## WRITTEN TASK
Pictures do not belong in your copy. Repeat all the other data exactly.

# EXCERPTED RECORDS start

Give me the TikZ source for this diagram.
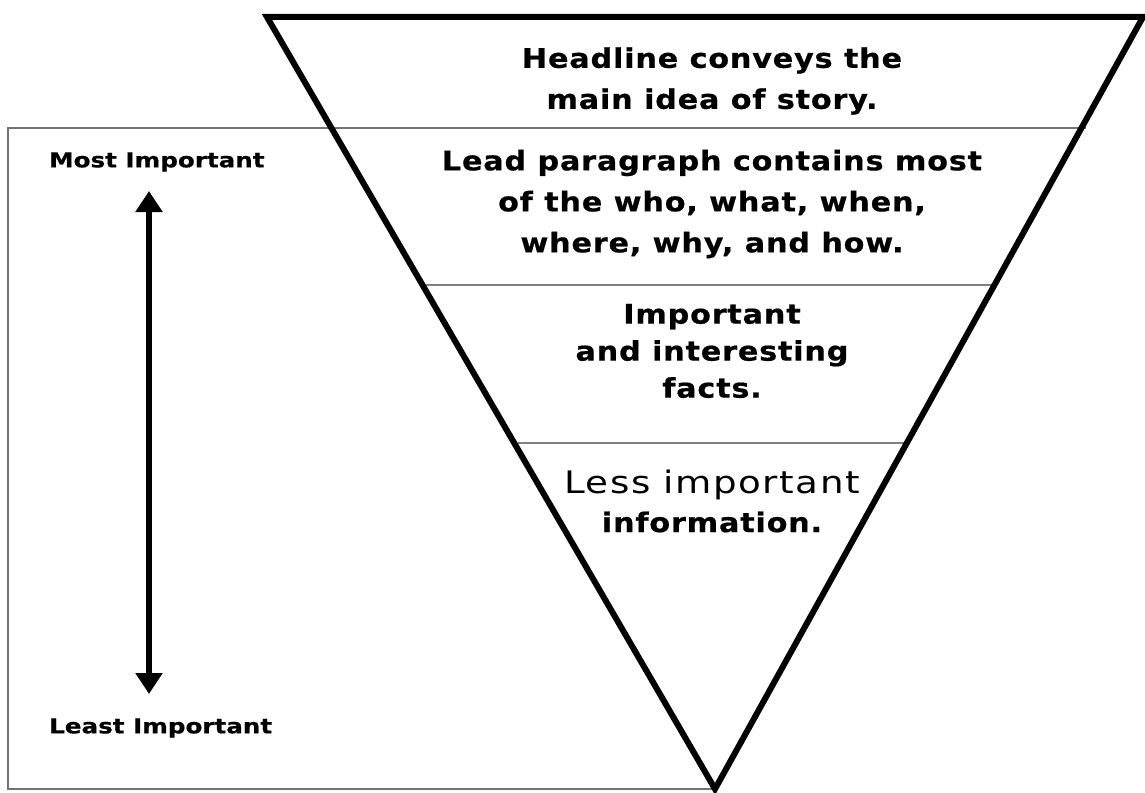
\documentclass[tikz,border=0pt]{standalone}
\usepackage{fontspec}
\setmainfont{DejaVu Sans}
\newfontfamily\widebold[FakeStretch=1.12,LetterSpace=3,FakeBold=0.6]{DejaVu Sans Bold}
\newfontfamily\wideplain[FakeStretch=1.2,LetterSpace=5]{DejaVu Sans}
\newfontfamily\sidebold[FakeStretch=1.2,FakeBold=0.6]{DejaVu Sans Bold}
\usetikzlibrary{arrows.meta}
\begin{document}
\begin{tikzpicture}[x=1pt,y=-1pt,
  frame/.style={draw=black!55,line width=2pt},
  divider/.style={draw=black!50,line width=1.8pt},
  funnel/.style={draw=black,line width=6pt,line join=miter},
  bigtext/.style={align=center,font=\fontsize{27}{41}\widebold,inner sep=0pt},
  sidetext/.style={font=\fontsize{20.5}{24}\sidebold,inner sep=0pt,anchor=west},
  scale arrow/.style={line width=6pt,{Triangle[length=21pt,width=26pt]}-{Triangle[length=21pt,width=26pt]}}]
\useasboundingbox (0,0) rectangle (1145,792);
% outline frame behind the funnel
\draw[frame] (715,789) -- (8,789) -- (8,128) -- (1086,128);
% dividers between the funnel's bands
\draw[divider] (426,285) -- (994,285);
\draw[divider] (518,443) -- (909,443);
% inverted triangle
\draw[funnel] (267,17) -- (1143,17) -- (715,789) -- cycle;
% band texts
\node[bigtext] (head) at (712,81) {Headline conveys the\\main idea of story.};
\node[bigtext] (lead) at (712,204) {Lead paragraph contains most\\of the who, what, when,\\where, why, and how.};
\node[bigtext,font=\fontsize{27}{37}\widebold] (facts) at (712,351) {Important\\and interesting\\facts.};
\node[bigtext,font=\fontsize{31}{39}\wideplain] (less) at (712,501) {Less important\\{\fontsize{27}{39}\widebold information.}};
% importance scale
\node[sidetext] (most) at (49,162) {Most Important};
\node[sidetext] (least) at (49,728) {Least Important};
\coordinate (top) at (149,191);
\coordinate (bot) at (149,694);
\draw[scale arrow] (top) -- (bot);
\end{tikzpicture}
\end{document}
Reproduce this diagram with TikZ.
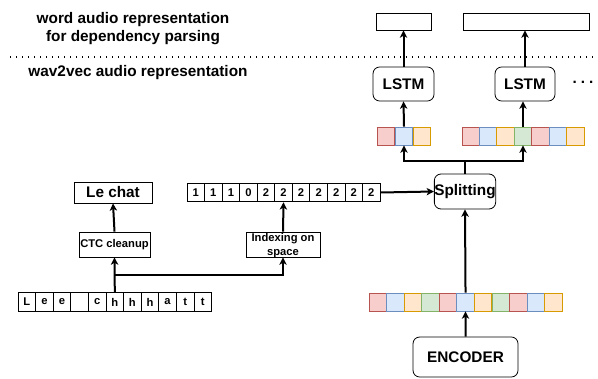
\documentclass[tikz,border=0pt]{standalone}
\usepackage{fontspec}
\setmainfont{Liberation Sans}
\usetikzlibrary{arrows.meta,positioning}
\definecolor{redfill}{HTML}{F8CECC}
\definecolor{redline}{HTML}{B85450}
\definecolor{bluefill}{HTML}{DAE8FC}
\definecolor{blueline}{HTML}{6C8EBF}
\definecolor{orangefill}{HTML}{FFE6CC}
\definecolor{orangeline}{HTML}{D79B00}
\definecolor{greenfill}{HTML}{D5E8D4}
\definecolor{greenline}{HTML}{82B366}

\begin{document}
\begin{tikzpicture}[x=0.75pt,y=-0.75pt,
  every node/.style={font=\bfseries\fontsize{11.5}{13.5}\selectfont},
  b/.style={draw,line width=0.6pt,inner sep=0pt,align=center},
  rb/.style={b,rounded corners=5pt},
  sm/.style={font=\bfseries\fontsize{8.4}{10.5}\selectfont},
  cell/.style={b,sm,minimum width=13.15pt,minimum height=14pt},
  vec/.style={draw=#1line,fill=#1fill,line width=0.6pt,inner sep=0pt,minimum width=13.1pt,minimum height=13.5pt},
  a/.style={-{Stealth[length=5.5pt,width=5.5pt,inset=1.5pt]},line width=1.5pt},
  l/.style={line width=1.5pt}]
  \useasboundingbox (0,0) rectangle (598,378);
  % headings
  \node[align=center] (ttl) at (133,29) {word audio representation\\for dependency parsing};
  \node (wav) at (138,73) {wav2vec audio representation};
  \draw[line width=1pt,dash pattern=on 1pt off 3.5pt] (10,57) -- (598,57);
  % left part
  \foreach \t [count=\i] in {L,e,e,{},c,h,h,h,a,t,t}
    \node[cell] (l\i) at (18+17.6*\i-8.8,302) {\t};
  \node[b,minimum width=58.5pt,minimum height=15.75pt] (lechat) at (113,192.5) {Le chat};
  \node[b,sm,minimum width=53.25pt,minimum height=18.75pt] (ctc) at (114.5,244.5) {CTC cleanup};
  \node[b,sm,minimum width=55.5pt,minimum height=18.75pt,text depth=0pt] (idx) at (283,244.5) {Indexing on\\space};
  \foreach \t [count=\i] in {1,1,1,0,2,2,2,2,2,2,2}
    \node[cell] (n\i) at (187+17.55*\i-8.775,192.5) {\t};
  \path (l6.north) ++(0,-17) coordinate (br);
  \draw[a] (l6.north) -- (ctc.south);
  \draw[a] (br) -| (idx.south);
  \draw[a] (ctc.north) -- (lechat.south);
  \draw[a] (idx.north) -- (n6.south);
  % right part
  \node[rb,minimum width=45.75pt,minimum height=26.25pt] (split) at (465,191.5) {Splitting};
  \node[rb,minimum width=78.75pt,minimum height=30pt] (enc) at (465.5,357) {ENCODER};
  \foreach \c [count=\i] in {red,blue,orange,green,red,blue,orange,green,red,blue,orange}
    \node[vec=\c] (e\i) at (369+17.55*\i-8.775,302) {};
  \foreach \c [count=\i] in {red,blue,orange}
    \node[vec=\c] (s\i) at (377+18*\i-9,136) {};
  \foreach \c [count=\i] in {red,blue,orange,green,red,blue,orange}
    \node[vec=\c] (t\i) at (462+17.43*\i-8.715,136) {};
  \node[rb,minimum width=45.75pt,minimum height=25.5pt] (lstma) at (403.5,84) {LSTM};
  \node[rb,minimum width=45pt,minimum height=25.5pt] (lstmb) at (525,84) {LSTM};
  \node (dots) at (583,82) {.\hspace{3pt}.\hspace{3pt}.};
  \node[b,minimum width=41.25pt,minimum height=12.75pt] (outa) at (403.5,21.5) {};
  \node[b,minimum width=94.5pt,minimum height=12.75pt] (outb) at (526,21.5) {};
  \path (split.north) ++(0,-13) coordinate (fork);
  \draw[a] (enc.north) -- (e6.south);
  \draw[a] (e6.north) -- (split.south);
  \draw[a] (n11.east) -- (split.west);
  \draw[l] (split.north) -- (fork);
  \draw[a] (fork) -| (s2.south);
  \draw[a] (fork) -| (t4.south);
  \draw[a] (s2.north) -- (lstma.south);
  \draw[a] (t4.north) -- (t4.north |- lstmb.south);
  \draw[a] (lstma.north) -- (outa.south);
  \draw[a] (lstmb.north) -- (lstmb.north |- outb.south);
\end{tikzpicture}
\end{document}
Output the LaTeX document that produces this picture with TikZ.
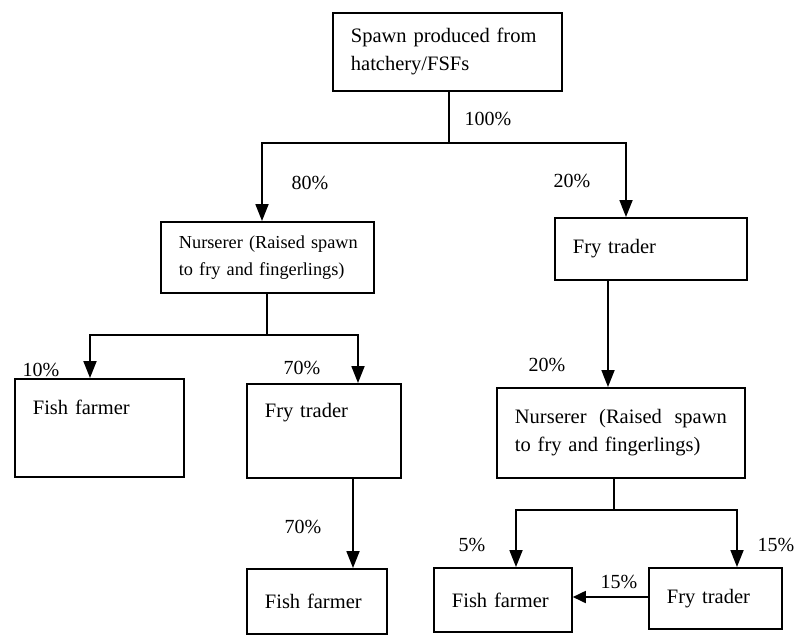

# EXCERPTED RECORDS end

## SOLUTION TO THE EXERCISE
Give me the TikZ source for this diagram.
\documentclass[tikz,border=0pt]{standalone}
\usepackage{fontspec}
\setmainfont{DejaVu Sans}
\newfontfamily\widebold[FakeStretch=1.12,LetterSpace=3,FakeBold=0.6]{DejaVu Sans Bold}
\newfontfamily\wideplain[FakeStretch=1.2,LetterSpace=5]{DejaVu Sans}
\newfontfamily\sidebold[FakeStretch=1.2,FakeBold=0.6]{DejaVu Sans Bold}
\usetikzlibrary{arrows.meta}
\begin{document}
\begin{tikzpicture}[x=1pt,y=-1pt,
  frame/.style={draw=black!55,line width=2pt},
  divider/.style={draw=black!50,line width=1.8pt},
  funnel/.style={draw=black,line width=6pt,line join=miter},
  bigtext/.style={align=center,font=\fontsize{27}{41}\widebold,inner sep=0pt},
  sidetext/.style={font=\fontsize{20.5}{24}\sidebold,inner sep=0pt,anchor=west},
  scale arrow/.style={line width=6pt,{Triangle[length=21pt,width=26pt]}-{Triangle[length=21pt,width=26pt]}}]
\useasboundingbox (0,0) rectangle (1145,792);
% outline frame behind the funnel
\draw[frame] (715,789) -- (8,789) -- (8,128) -- (1086,128);
% dividers between the funnel's bands
\draw[divider] (426,285) -- (994,285);
\draw[divider] (518,443) -- (909,443);
% inverted triangle
\draw[funnel] (267,17) -- (1143,17) -- (715,789) -- cycle;
% band texts
\node[bigtext] (head) at (712,81) {Headline conveys the\\main idea of story.};
\node[bigtext] (lead) at (712,204) {Lead paragraph contains most\\of the who, what, when,\\where, why, and how.};
\node[bigtext,font=\fontsize{27}{37}\widebold] (facts) at (712,351) {Important\\and interesting\\facts.};
\node[bigtext,font=\fontsize{31}{39}\wideplain] (less) at (712,501) {Less important\\{\fontsize{27}{39}\widebold information.}};
% importance scale
\node[sidetext] (most) at (49,162) {Most Important};
\node[sidetext] (least) at (49,728) {Least Important};
\coordinate (top) at (149,191);
\coordinate (bot) at (149,694);
\draw[scale arrow] (top) -- (bot);
\end{tikzpicture}
\end{document}
Reproduce this diagram with TikZ.
\documentclass[tikz,border=0pt]{standalone}
\usepackage{fontspec}
\setmainfont{Liberation Sans}
\usetikzlibrary{arrows.meta,positioning}
\definecolor{redfill}{HTML}{F8CECC}
\definecolor{redline}{HTML}{B85450}
\definecolor{bluefill}{HTML}{DAE8FC}
\definecolor{blueline}{HTML}{6C8EBF}
\definecolor{orangefill}{HTML}{FFE6CC}
\definecolor{orangeline}{HTML}{D79B00}
\definecolor{greenfill}{HTML}{D5E8D4}
\definecolor{greenline}{HTML}{82B366}

\begin{document}
\begin{tikzpicture}[x=0.75pt,y=-0.75pt,
  every node/.style={font=\bfseries\fontsize{11.5}{13.5}\selectfont},
  b/.style={draw,line width=0.6pt,inner sep=0pt,align=center},
  rb/.style={b,rounded corners=5pt},
  sm/.style={font=\bfseries\fontsize{8.4}{10.5}\selectfont},
  cell/.style={b,sm,minimum width=13.15pt,minimum height=14pt},
  vec/.style={draw=#1line,fill=#1fill,line width=0.6pt,inner sep=0pt,minimum width=13.1pt,minimum height=13.5pt},
  a/.style={-{Stealth[length=5.5pt,width=5.5pt,inset=1.5pt]},line width=1.5pt},
  l/.style={line width=1.5pt}]
  \useasboundingbox (0,0) rectangle (598,378);
  % headings
  \node[align=center] (ttl) at (133,29) {word audio representation\\for dependency parsing};
  \node (wav) at (138,73) {wav2vec audio representation};
  \draw[line width=1pt,dash pattern=on 1pt off 3.5pt] (10,57) -- (598,57);
  % left part
  \foreach \t [count=\i] in {L,e,e,{},c,h,h,h,a,t,t}
    \node[cell] (l\i) at (18+17.6*\i-8.8,302) {\t};
  \node[b,minimum width=58.5pt,minimum height=15.75pt] (lechat) at (113,192.5) {Le chat};
  \node[b,sm,minimum width=53.25pt,minimum height=18.75pt] (ctc) at (114.5,244.5) {CTC cleanup};
  \node[b,sm,minimum width=55.5pt,minimum height=18.75pt,text depth=0pt] (idx) at (283,244.5) {Indexing on\\space};
  \foreach \t [count=\i] in {1,1,1,0,2,2,2,2,2,2,2}
    \node[cell] (n\i) at (187+17.55*\i-8.775,192.5) {\t};
  \path (l6.north) ++(0,-17) coordinate (br);
  \draw[a] (l6.north) -- (ctc.south);
  \draw[a] (br) -| (idx.south);
  \draw[a] (ctc.north) -- (lechat.south);
  \draw[a] (idx.north) -- (n6.south);
  % right part
  \node[rb,minimum width=45.75pt,minimum height=26.25pt] (split) at (465,191.5) {Splitting};
  \node[rb,minimum width=78.75pt,minimum height=30pt] (enc) at (465.5,357) {ENCODER};
  \foreach \c [count=\i] in {red,blue,orange,green,red,blue,orange,green,red,blue,orange}
    \node[vec=\c] (e\i) at (369+17.55*\i-8.775,302) {};
  \foreach \c [count=\i] in {red,blue,orange}
    \node[vec=\c] (s\i) at (377+18*\i-9,136) {};
  \foreach \c [count=\i] in {red,blue,orange,green,red,blue,orange}
    \node[vec=\c] (t\i) at (462+17.43*\i-8.715,136) {};
  \node[rb,minimum width=45.75pt,minimum height=25.5pt] (lstma) at (403.5,84) {LSTM};
  \node[rb,minimum width=45pt,minimum height=25.5pt] (lstmb) at (525,84) {LSTM};
  \node (dots) at (583,82) {.\hspace{3pt}.\hspace{3pt}.};
  \node[b,minimum width=41.25pt,minimum height=12.75pt] (outa) at (403.5,21.5) {};
  \node[b,minimum width=94.5pt,minimum height=12.75pt] (outb) at (526,21.5) {};
  \path (split.north) ++(0,-13) coordinate (fork);
  \draw[a] (enc.north) -- (e6.south);
  \draw[a] (e6.north) -- (split.south);
  \draw[a] (n11.east) -- (split.west);
  \draw[l] (split.north) -- (fork);
  \draw[a] (fork) -| (s2.south);
  \draw[a] (fork) -| (t4.south);
  \draw[a] (s2.north) -- (lstma.south);
  \draw[a] (t4.north) -- (t4.north |- lstmb.south);
  \draw[a] (lstma.north) -- (outa.south);
  \draw[a] (lstmb.north) -- (lstmb.north |- outb.south);
\end{tikzpicture}
\end{document}
Output the LaTeX document that produces this picture with TikZ.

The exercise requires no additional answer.